Due to the initial stage of the disease, the number of labeled data points that could be obtained was limited. Hence, the size of the dataset and the number of data points used were less. Because of this, there could be chances of overfitting. Better results can be obtained if the dataset size is increased. Currently, our proposed work consists of three different models used to carry out the mentioned classification tasks. In the future, an architecture could also be prepared to carry out a successful grouping of the chest X-rays at once in the mentioned classes. We considered the VGG-16, Densenet-161, Resnet-18 models for the classification tasks. We also tried various models and obtained different levels of accuracy as shown in Table 2. The different pre-implemented architectures such as GoogleNet, Inception could be used to get better results. Our proposed work does not take into consideration the same patient data for classifying the COVID-19 positive X-ray images into severe, medium and mild. The severity classification would become more useful if the same patient data could be obtained that would show the progression of the disease and thereby classify the images into the three classes.

The chest X-ray machines can act as a source of detecting COVID-19 and further diagnosis can be carried out using RT-PCR, saving the hard-earned money of patients. Furthermore, X-ray machines are well available in bulk, and in most regular hospitals, the X-ray machine is an integral part of the setup and it will be easy to make this available in local hospitals as well. Adding to that, X-ray machines require less maintenance compared to RT-PCR in terms of their reagents, and hence the cost of operation is comparatively low. There are some side effects of X-ray scanning, such as people carrying metals and pregnant women, for such cases, we recommend that X-rays should not be used, otherwise mass-screening through X-ray is possible.

Conclusion

Deep learning can be a very useful tool in the medical industry for the detection of diseases just by processing the images of the chest X-rays and feeding them as an input to the model. The chest X-rays were initially classified into different classes such as normal, pneumonia, tuberculosis, and COVID-19. The deep learning model used for the classification of pneumonia, TB, and normal was VGG-16 and an accuracy of 95.9 % was achieved. After that, we distinguished normal pneumonia from the COVID-19 positive patient X-ray using the DenseNet-161 and we achieved an accuracy of 98.9 %. As a proof of concept, we have shown that COVID-19 X-rays can be classified based on the severity of the COVID-19 into different sub-units such as severe, mild, and medium stage, where the ResNet-18 worked best for severity classification achieving an accuracy up to 76 %.

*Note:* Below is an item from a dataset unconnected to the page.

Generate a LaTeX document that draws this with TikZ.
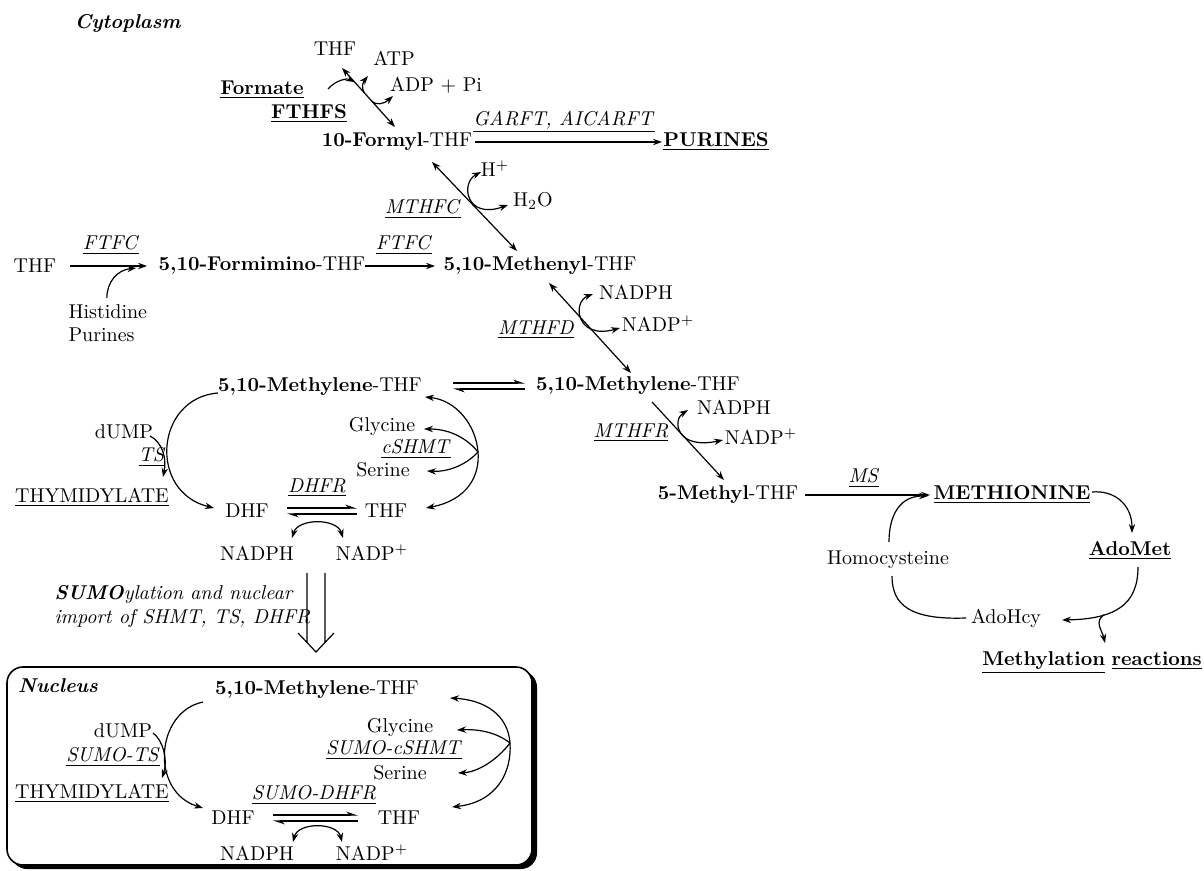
\documentclass[tikz,border=0pt]{standalone}
\usetikzlibrary{arrows.meta}
\newcommand{\enzyme}[1]{\underline{\textit{#1}}}
\newcommand{\folate}[1]{\textbf{#1}-THF}

\begin{document}
\begin{tikzpicture}[x=0.5pt, y=-0.5pt, line width=0.6pt,
		every node/.style={inner sep=1pt},
		rxn/.style={-{Stealth[length=4.5pt, width=3.2pt]}},
		rev/.style={{Stealth[length=4.5pt, width=3.2pt]}-{Stealth[length=4.5pt, width=3.2pt]}},
		fwd/.style={-{Stealth[harpoon, length=5pt, width=3.4pt]}}]
		%%%%% START %%%%%
		\useasboundingbox (0, 0) rectangle (1204, 871);
		
		\node (cyto) at (128, 23) {\textbf{\textit{Cytoplasm}}};
		
		\node (thfa) at (335, 49) {THF};
		\node (atp) at (394, 58) {ATP};
		\node (adp) at (436, 85) {ADP + Pi};
		\node (formate) at (262, 90) {\underline{\textbf{Formate}}};
		\node (fthfs) at (309, 114) {\underline{\textbf{FTHFS}}};
		\node (formyl) at (397, 142) {\folate{10-Formyl}};
		\node (garft) at (564, 122) {\enzyme{GARFT, AICARFT}};
		\node (purines) at (716, 142) {\underline{\textbf{PURINES}}};
		\node (hplus) at (495, 169) {H\textsuperscript{+}};
		\node (water) at (533, 201) {H\textsubscript{2}O};
		\node (mthfc) at (423, 209) {\enzyme{MTHFC}};
		
		\draw[rev] ([shift={(7, 19)}]thfa.center) -- ([shift={(-2, -15)}]formyl.center)
			coordinate[pos=0.24] (fthfsa) coordinate[pos=0.42] (fthfsb) coordinate[pos=0.55] (fthfsc);
		\draw[rxn] ([shift={(66, -1)}]formate.center) .. controls (336, 80) and (347, 78) .. (fthfsa);
		\draw[rxn] (fthfsb) .. controls (361, 88) and (363, 82) .. ([shift={(-26, 18)}]atp.center);
		\draw[rxn] (fthfsc) .. controls (376, 106) and (384, 104) .. ([shift={(-43, 11)}]adp.center);
		\draw[rxn] ([shift={(78, 0)}]formyl.center) -- ([shift={(-54, 0)}]purines.center);
		
		% formimino row
		\node (thfb) at (35, 266) {THF};
		\node (ftfca) at (111, 245) {\enzyme{FTFC}};
		\node[anchor=west] (histidine) at (66, 312) {Histidine};
		\node[anchor=west] (purinesb) at (66, 335) {Purines};
		\node (formimino) at (262, 266) {\folate{5,10-Formimino}};
		\node (ftfcb) at (404, 245) {\enzyme{FTFC}};
		\node (methenyl) at (540, 266) {\folate{5,10-Methenyl}};
		\node (nadpha) at (636, 292) {NADPH};
		\node (nadpa) at (658, 324) {NADP\textsuperscript{+}};
		\node (mthfd) at (536, 330) {\enzyme{MTHFD}};
		
		\draw[rev] ([shift={(35, 20)}]formyl.center) -- ([shift={(-23, -15)}]methenyl.center);
		\draw[rev] ([shift={(-14, 3)}]hplus.center) .. controls (460, 183) and (466, 220) .. ([shift={(-25, 4)}]water.center);
		\draw[rxn] ([shift={(35, 0)}]thfb.center) -- ([shift={(-115, 0)}]formimino.center) coordinate[pos=0.86] (ftfcin);
		\draw[rxn] ([shift={(-1, -14)}]histidine.center) .. controls (107, 282) and (117, 270) .. ([shift={(0, 2)}]ftfcin);
		\draw[rxn] ([shift={(103, 0)}]formimino.center) -- ([shift={(-105, 0)}]methenyl.center);
		
		% methylene row
		\node (methylenea) at (320, 387) {\folate{5,10-Methylene}};
		\node (methyleneb) at (638, 386) {\folate{5,10-Methylene}};
		\node (nadphb) at (734, 407) {NADPH};
		\node (nadpb) at (761, 437) {NADP\textsuperscript{+}};
		\node (mthfr) at (631, 433) {\enzyme{MTHFR}};
		\node (methyl) at (728, 495) {\folate{5-Methyl}};
		
		\draw[rev] ([shift={(9, 17)}]methenyl.center) -- ([shift={(-7, -13)}]methyleneb.center);
		\draw[rev] ([shift={(-43, 2)}]nadpha.center) .. controls (572, 302) and (576, 340) .. ([shift={(-38, 4)}]nadpa.center);
		\draw[fwd] ([shift={(133, -4)}]methylenea.center) -- ([shift={(-113, -3)}]methyleneb.center);
		\draw[fwd] ([shift={(-113, 3)}]methyleneb.center) -- ([shift={(133, 2)}]methylenea.center);
		\draw[rxn] ([shift={(14, 16)}]methyleneb.center) -- ([shift={(-4, -15)}]methyl.center);
		\draw[rev] ([shift={(-46, 3)}]nadphb.center) .. controls (672, 420) and (676, 450) .. ([shift={(-38, 3)}]nadpb.center);
		
		% thymidylate cycle
		\node (dump) at (124, 432) {dUMP};
		\node (ts) at (152, 457) {\enzyme{TS}};
		\node (thymidylate) at (92, 497) {\underline{THYMIDYLATE}};
		\node (glycine) at (382, 426) {Glycine};
		\node (cshmt) at (416, 449) {\enzyme{cSHMT}};
		\node (serine) at (383, 470) {Serine};
		\node (dhfr) at (317, 488) {\enzyme{DHFR}};
		\node (dhf) at (247, 511) {DHF};
		\node (thfc) at (386, 511) {THF};
		\node (nadphc) at (257, 553) {NADPH};
		\node (nadpc) at (372, 553) {NADP\textsuperscript{+}};
		\coordinate (shmthub) at (478, 452);
		
		\draw[rxn] ([shift={(-102, 6)}]methylenea.center) .. controls (155, 398) and (148, 492) .. ([shift={(-33, -3)}]dhf.center);
		\draw[rxn] ([shift={(26, 4)}]dump.center) .. controls (162, 442) and (167, 458) .. ([shift={(71, -20)}]thymidylate.center);
		\draw[fwd] ([shift={(40, -3)}]dhf.center) -- ([shift={(-29, -3)}]thfc.center);
		\draw[fwd] ([shift={(-29, 3)}]thfc.center) -- ([shift={(40, 3)}]dhf.center);
		\draw[rev] ([shift={(35, -15)}]nadphc.center) .. controls (298, 518) and (337, 518) .. ([shift={(-29, -15)}]nadpc.center);
		\draw[rev] ([shift={(40, -3)}]thfc.center) .. controls (468, 500) and (480, 475) .. (shmthub)
			.. controls (476, 425) and (456, 400) .. ([shift={(105, 10)}]methylenea.center);
		\draw[rxn] (shmthub) .. controls (465, 436) and (447, 429) .. ([shift={(42, 3)}]glycine.center);
		\draw[rxn] (shmthub) .. controls (465, 466) and (447, 472) .. ([shift={(44, 1)}]serine.center);
		
		% methionine cycle
		\node (ms) at (864, 478) {\enzyme{MS}};
		\node (methionine) at (1012, 495) {\underline{\textbf{METHIONINE}}};
		\node (homocys) at (888, 560) {Homocysteine};
		\node (adomet) at (1130, 551) {\underline{\textbf{AdoMet}}};
		\node (adohcy) at (1006, 618) {AdoHcy};
		\node (methylation) at (1092, 663) {\underline{\textbf{Methylation}} \underline{\textbf{reactions}}};
		
		\draw[rxn] ([shift={(77, 0)}]methyl.center) -- ([shift={(-82, 0)}]methionine.center) coordinate[pos=1] (msend);
		\draw[rxn] ([shift={(1, -18)}]homocys.center) .. controls (889, 515) and (900, 496) .. ([shift={(-2, 1)}]msend);
		\draw[rxn] ([shift={(80, -3)}]methionine.center) .. controls (1115, 490) and (1132, 505) .. ([shift={(2, -18)}]adomet.center);
		\draw[rxn] ([shift={(8, 16)}]adomet.center) .. controls (1138, 605) and (1115, 619) .. ([shift={(56, 2)}]adohcy.center)
			coordinate[pos=0.68] (methbranch);
		\draw[rxn] (methbranch) .. controls (1094, 622) and (1102, 630) .. ([shift={(13, -20)}]methylation.center);
		\draw ([shift={(-40, 0)}]adohcy.center) .. controls (910, 620) and (892, 605) .. ([shift={(4, 16)}]homocys.center);
		
		% import into the nucleus
		\node[anchor=west, align=left, font=\itshape] (sumo) at (52, 607) {\textbf{SUMO}ylation and nuclear\\import of SHMT, TS, DHFR};
		\coordinate (sumotop) at (316, 573);
		\draw ([shift={(-9, 0)}]sumotop) -- ++(0, 69.5) ([shift={(9, 0)}]sumotop) -- ++(0, 69.5)
			([shift={(-18, 60)}]sumotop) -- ([shift={(0, 79)}]sumotop) -- ([shift={(18, 60)}]sumotop);
		
		\fill[rounded corners=8] (11, 671) rectangle (537, 869);
		\draw[fill=white, rounded corners=8, line width=0.8pt] (7, 667) rectangle (532, 865);
		
		% nucleus
		\node (nucleus) at (58, 686) {\textbf{\textit{Nucleus}}};
		\node (methylenen) at (317, 690) {\folate{5,10-Methylene}};
		\node (dumpn) at (123, 731) {dUMP};
		\node (sumots) at (113, 757) {\enzyme{SUMO-TS}};
		\node (thymidylaten) at (92, 793) {\underline{THYMIDYLATE}};
		\node (glycinen) at (400, 727) {Glycine};
		\node (sumocshmt) at (394, 750) {\enzyme{SUMO-cSHMT}};
		\node (serinen) at (400, 773) {Serine};
		\node (sumodhfr) at (314, 795) {\enzyme{SUMO-DHFR}};
		\node (dhfn) at (233, 818) {DHF};
		\node (thfn) at (399, 818) {THF};
		\node (nadphn) at (257, 853) {NADPH};
		\node (nadpn) at (372, 853) {NADP\textsuperscript{+}};
		\coordinate (shmthubn) at (510, 743);
		
		\draw[rxn] ([shift={(-114, 12)}]methylenen.center) .. controls (155, 712) and (150, 792) .. ([shift={(-30, -10)}]dhfn.center);
		\draw[rxn] ([shift={(30, 2)}]dumpn.center) .. controls (163, 740) and (168, 760) .. ([shift={(70, -15)}]thymidylaten.center);
		\draw[fwd] ([shift={(40, -3)}]dhfn.center) -- ([shift={(-41, -3)}]thfn.center);
		\draw[fwd] ([shift={(-41, 3)}]thfn.center) -- ([shift={(40, 3)}]dhfn.center);
		\draw[rev] ([shift={(36, -11)}]nadphn.center) .. controls (298, 822) and (337, 822) .. ([shift={(-30, -11)}]nadpn.center);
		\draw[rev] ([shift={(53, -11)}]thfn.center) .. controls (497, 802) and (512, 772) .. (shmthubn)
			.. controls (508, 715) and (485, 700) .. ([shift={(133, 8)}]methylenen.center);
		\draw[rxn] (shmthubn) .. controls (496, 732) and (478, 729) .. ([shift={(57, 3)}]glycinen.center);
		\draw[rxn] (shmthubn) .. controls (497, 760) and (478, 772) .. ([shift={(58, 0)}]serinen.center);
		
		%%%%% END %%%%%
	\end{tikzpicture}
\end{document}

Mass screening of people for detection of COVID-19 can be done effectively with our proposed model. It will help yield faster and accurate results and will be cost-effective as compared to the conventional RT-PCR method. Being an integral part of medical equipment setup, X-ray machines are generally present in hospitals. Thus, this diagnostic treatment can be made available in local areas as well.